Een tevreden geinterviewde is zelden een goed teken. Dat kan betekenen dat je niet kritisch genoeg bent geweest. Ooit antwoordde een opdrachtgever mij, toen ik vertelde dat ze bij een bepaalde instelling mijn bloed wel konden drinken: ,,Dat is meestal een teken dat je je werk goed gedaan hebt.'' Tevreden was de voorlichtster van een bank over mijn stuk. Ze had me gebeld en nodigde me uit voor de jaarlijkse presentatie van de jaarcijfers. Ik reed naar het chique buiten en parkeerde mijn gehavende Volvo schuin in het deftige plantsoen. Het stuk wilde ze vantevoren nog lezen. Tegenwoordig heb ik daar niet zo heel veel problemen mee. Eis is wel: alleen feitelijke correcties. Andere zaken neem ik nooit over. Het woord ,,plattelandsbank'' bleef dan ook staan. Maar mijn economieredactie toonde zich, voor het eerst in mijn zeventienjarige carriere, ontevreden. Of ik het stuk hier en daar kon aanpassen. Dat kon. Maar later bleek het gedateerd. Dus bleef het stuk ongeplaatst. De chefs worden de laatste tijd kritisch bekeken op hun keuzes en de inhoud van de stukken die zij plaatsen. Bijna elke ochtend krijgen we een mail van de hoofdredactie over wat goed was en wat beter kon.
Vandaar wellicht ook die vergaande kritische blik. Onderwerpen worden aan een kritische blik onderworpen. We hoeven niet ,,alles'' te hebben, maar willen zelf keuzes maken en meer eigen nieuws maken. Veel grote achtergrondstukken ook. Maar het nieuws mag er ook weer niet bij inschieten.

Meegaandheid is een slechte eigenschap voor een journalist.

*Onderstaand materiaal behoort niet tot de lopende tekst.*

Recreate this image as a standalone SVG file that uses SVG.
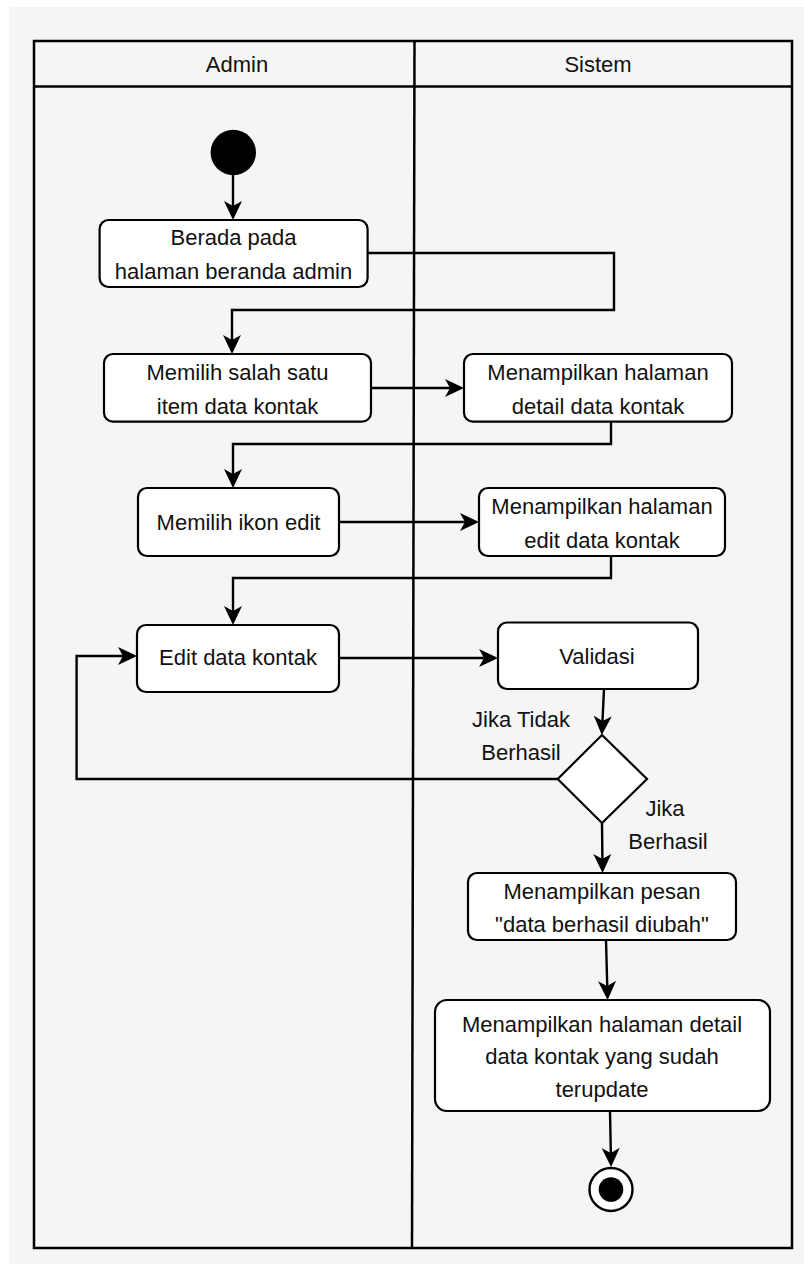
<svg xmlns="http://www.w3.org/2000/svg" width="804" height="1264" viewBox="0 0 804 1264">
  <defs>
    <marker id="arr" markerUnits="userSpaceOnUse" markerWidth="22" markerHeight="20" refX="15" refY="9" orient="auto">
      <path d="M0,0 L19,9 L0,18 L5,9 Z" fill="#000"/>
    </marker>
    <style>
      .frame{fill:none;stroke:#000;stroke-width:2.5}
      .box{fill:#fff;stroke:#000;stroke-width:2.2}
      .con{fill:none;stroke:#000;stroke-width:2.4;marker-end:url(#arr)}
      text{font-family:"Liberation Sans",Arial,sans-serif;font-size:22px;fill:#111;text-anchor:middle}
    </style>
  </defs>
  <rect x="0" y="0" width="804" height="1264" fill="#fff"/>
  <rect x="9" y="7" width="795" height="1257" fill="#f5f5f5"/>

  <g id="swimlanes">
    <rect class="frame" x="34" y="41" width="758" height="1207"/>
    <line class="frame" x1="34" y1="86.5" x2="792" y2="86.5"/>
    <line class="frame" x1="414.5" y1="41" x2="412" y2="1248"/>
    <text x="237" y="72">Admin</text>
    <text x="598" y="72">Sistem</text>
  </g>

  <g id="connectors">
    <line class="con" x1="233" y1="175" x2="233" y2="216"/>
    <polyline class="con" points="367.5,253 614,253 614,310 232,310 232,350"/>
    <line class="con" x1="371" y1="388" x2="460" y2="388"/>
    <polyline class="con" points="611,422 611,444 233,444 233,484"/>
    <line class="con" x1="339" y1="522" x2="475" y2="522"/>
    <polyline class="con" points="611,556 611,578 233,578 233,621"/>
    <line class="con" x1="339" y1="658" x2="494" y2="658"/>
    <line class="con" x1="604" y1="689" x2="602" y2="731"/>
    <polyline class="con" points="557.7,779 76.6,779 76.6,656 133,656"/>
    <line class="con" x1="602" y1="823" x2="602.5" y2="869"/>
    <line class="con" x1="606" y1="940" x2="607.5" y2="996"/>
    <line class="con" x1="610" y1="1111" x2="611" y2="1163"/>
    <text x="521" y="727">Jika Tidak</text>
    <text x="521" y="760">Berhasil</text>
    <text x="665" y="816">Jika</text>
    <text x="668" y="849">Berhasil</text>
  </g>

  <g id="start">
    <circle cx="233.3" cy="152.5" r="22.7" fill="#000"/>
  </g>

  <g id="n1">
    <rect class="box" x="99.6" y="220" width="268" height="67" rx="9"/>
    <text x="233.5" y="245">Berada pada</text>
    <text x="233.5" y="279">halaman beranda admin</text>
  </g>

  <g id="n2">
    <rect class="box" x="104" y="354" width="267" height="67.7" rx="9"/>
    <text x="237.5" y="380">Memilih salah satu</text>
    <text x="237.5" y="414">item data kontak</text>
  </g>

  <g id="n3">
    <rect class="box" x="464" y="354" width="268" height="67.7" rx="9"/>
    <text x="598" y="380">Menampilkan halaman</text>
    <text x="598" y="414">detail data kontak</text>
  </g>

  <g id="n4">
    <rect class="box" x="138" y="488" width="201" height="68" rx="9"/>
    <text x="238.5" y="530">Memilih ikon edit</text>
  </g>

  <g id="n5">
    <rect class="box" x="479" y="488" width="246" height="68" rx="9"/>
    <text x="602" y="514">Menampilkan halaman</text>
    <text x="602" y="548">edit data kontak</text>
  </g>

  <g id="n6">
    <rect class="box" x="137" y="625" width="202" height="67" rx="9"/>
    <text x="238" y="665">Edit data kontak</text>
  </g>

  <g id="n7">
    <rect class="box" x="498" y="622.5" width="200" height="66.5" rx="9"/>
    <text x="597" y="664">Validasi</text>
  </g>

  <g id="decision">
    <polygon class="box" points="602,735 647,779 602,823 557.7,779"/>
  </g>

  <g id="n8">
    <rect class="box" x="468" y="873" width="268" height="67" rx="9"/>
    <text x="602" y="899">Menampilkan pesan</text>
    <text x="602" y="932">"data berhasil diubah"</text>
  </g>

  <g id="n9">
    <rect class="box" x="435" y="1000" width="335" height="111" rx="12"/>
    <text x="602" y="1032">Menampilkan halaman detail</text>
    <text x="602" y="1064">data kontak yang sudah</text>
    <text x="602" y="1097">terupdate</text>
  </g>

  <g id="end">
    <circle cx="611" cy="1189.5" r="21.5" fill="#fff" stroke="#000" stroke-width="2.4"/>
    <circle cx="611" cy="1189.5" r="12.3" fill="#000"/>
  </g>
</svg>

Anderzins maak ik de andere kant van nabij mee. Slechte omgangsvormen en keuzes die niet worden toegelicht. Mijn vriendin werd bijna een half jaar geleden geinterviewd door het blad Aktueel over haar duurzaamheidsproject Natuurlijk Leven. Het mannenblad wilde een andere, bredere en vooral ook vrouwelijke doelgroep aanspreken. Maar tot op heden is het nog steeds niet geplaatst. De betreffende journalist, die een zeer lezenswaardig en interessant artikel schreef, heeft tot op de dag van vandaag nagelaten uit te leggen waarom de hoofdredactie afziet van plaatsing. Dat is natuurlijk zeer onbehoorlijk. Als je uren uittrekt voor een interview, je er tijd aan besteedt en er verschijnt nooit iets over je in het betreffende medium is dat onbegrijpelijk. Nog onbevredigender is dat onduidelijk blijft waarom niet. Onlangs werd mijn partner opgebeld door de fotograaf van De Volkskrant, want door de klimaatsveranderingen staat het zelfvoorzienende project volop in belangstelling. Of hij langs mocht komen voor een foto. Ja, natuurlijk. De volgende dag stond er echter geen foto in de krant. De betreffende eindredacteur bleek 's avonds ineens minder enthousiast dan zijn voorganger die middag. In dit geval mailde de fotograaf netjes dat de foto niet meeging. Hij zei ook dat het soms zo ging en dat hij erin berustte. Onbenoemd bleef waarom de voorkeur aan een andere foto was gegeven. Onbevredigend.
Maar ook bij zijn stukken blijven liggen. Zo'n vijf a zes jaar geleden interviewde ik de Friese korpschef, maar het stuk ging maar niet mee. Niet dat het niet goed was, integendeel, maar de aanleiding was intussen verdwenen. Dus was het wachten op een nieuwe kapstok. Die leek er steeds te komen. En mijn chefs beloofden mij dat het mee zou gaan. Maar het gebeurde nooit. Een van mijn oude chefs vertelde mij eens dat stukken die lang op de plank blijven liggen op een gegeven moment onbedoeld het etiket krijgen dat er iets mee is. Uiteindelijk wordt het stilletjes van de lijst afgevoerd, want een artikel dat pak hem beet al twee maanden in de wacht staat, tsja, dat kan toch niet meer actueel zijn... De korpschef heeft mij er nooit op aangesproken. De voorlichter haalde zijn schouders erover op. Goddank wisten zij dat het misschien wel ..all in the game'' was.